Light through the midst
10 Août 2012

Light through the midst

Voyage vers l’au-delà La chaleur devait peser

10 Août 2012

Voyage vers l’au-delà

La chaleur devait peser sur les toits d’Eisenach ce 21 juin là. C’était en 1890, et un festival de musique envahissait la ville. C’est ce même soir que le compositeur Richard Strauss (1864-1949) allait diriger la première de sa toute nouvelle production, le poème symphonique* : “Mort et Transfiguration, op. 24“, notre sujet du jour. L’œuvre dépeint la mort d’un artiste et se base essentiellement sur les mots d’un poète allemand, Alexander Ritter (1833-1896) un ami intime du compositeur. Pratiquement, il s’agit d’un flot de musique ininterrompu de 25 minutes subdivisé en 4 sections qui chacune décrit un tableau spécifique (la fiche de l’œuvre comporte d’ailleurs à cet effet des noms attitrés aux mouvements qui résument la pensée de Ritter). Les passages de transitions entre les différentes parties sont extrêmement subtiles et attestent de l’aisance d’écriture de l’auteur. Avec votre permission mes chers lecteurs, je vais tenter de vous guider à travers ce morceau qui conjugue l’épique et l’intime avec adresse et sensibilité.

L’homme malade proche de la mort. Quelques battements de cœur donnés par les cordes ouvrent discrètement le bal funèbre qui s’annonce. Ils sont vite rejoints par les bois et les cuivres, un tambour décompte les minutes au loin tandis que les premières phrases mélodiques évoluent timidement entre les sections de l’orchestre. Le ton général est fragile, indécis et plusieurs fois inquiétant par l’action de séquences plus sombres. Une harpe et un violon s’échangent des larmes. Sur un fond de contrebasses rempli de tension les bois accompagnent les paupières de l’artiste moribond. Un premier climax conduit tout droit à la seconde partie du morceau. La bataille entre la vie et la mort n’offre aucun répit pour l’homme.
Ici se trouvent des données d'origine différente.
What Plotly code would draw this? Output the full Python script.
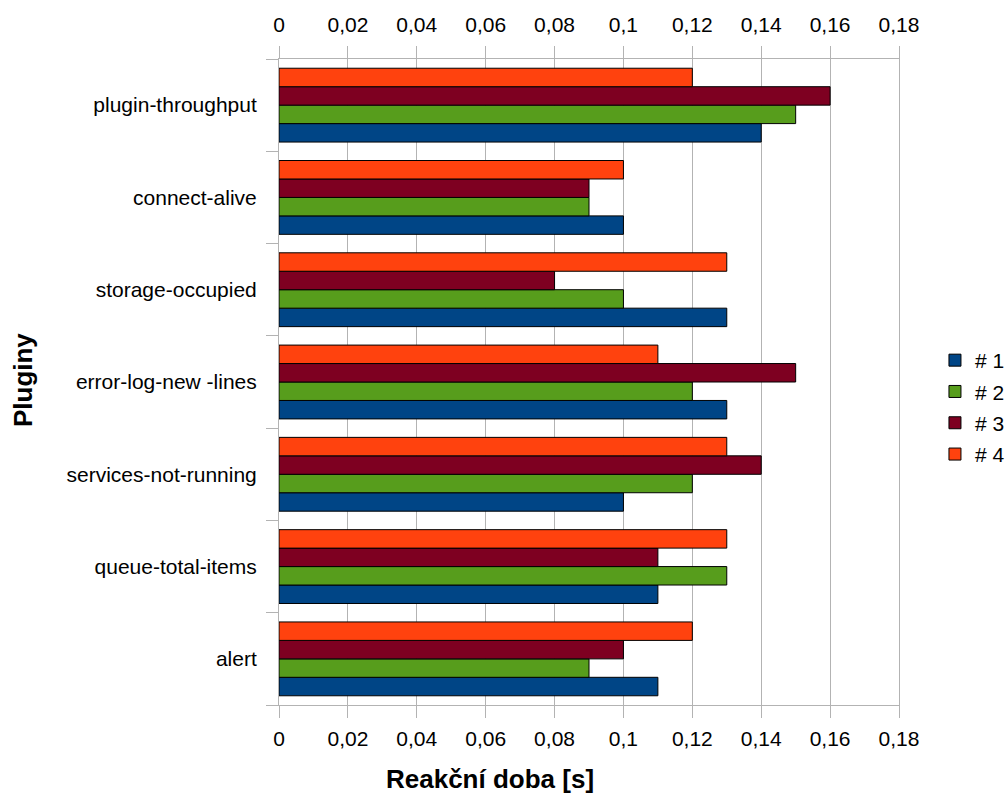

Ici ce sont les cuivres qui commandent les opérations pour imposer le thème de la lutte, s’ensuit des échanges de motifs représentant d’une part la vie avec une délicatesse soutenue, et d’autre part l’agression mortelle. Cette oxymore musicale intense se traduit par de superbes envolées lyriques sans retenue, échevelées qui montent et qui descendent telles des montagnes russes pour mieux s’assourdir lugubrement vers la troisième section. L’existence du mourant défile devant ses yeux. Du silence chanté par les cuivre s’élève une mélodie lancinante de souvenirs toujours plus emprunte d’émotion, le temps suspend son vol pour une vision heureuse d’une vie bien remplie, du bon comme du mauvais dans l’intersection où réside le vrai bonheur; puis peu à peu, avec calme, les images s’effacent pour laisser place à la fin brillante du voyage. La Transfiguration longtemps recherchée. L’homme touche le divin du bout de son âme dans un dernier élan passionnel avant un adieu paisible au corps, à la matière; son esprit se métamorphose en une lumière pure qui rejoint les cieux infinis avec une grâce solaire…

J’espère  que vous avez pu mieux apprécier le génie de Richard Strauss avec ce petit parcours initiatique. Je souhaiterais ajouter que l’absolue perfection de cette œuvre tient dans sa simple humanité, dans ce désir de mettre en musique la lumière, la paix intérieure qui relève en lui même de l’exploit, sa réalisation dépasse pour moi tous les discours métaphysiques du monde.

A bientôt pour de nouvelles aventures et d’ici là portez vous bien !

*Un poème symphonique est une composition orchestrale originale de forme libre dédiée à un sujet littéraire, philosophique, pictural ou encore abstrait.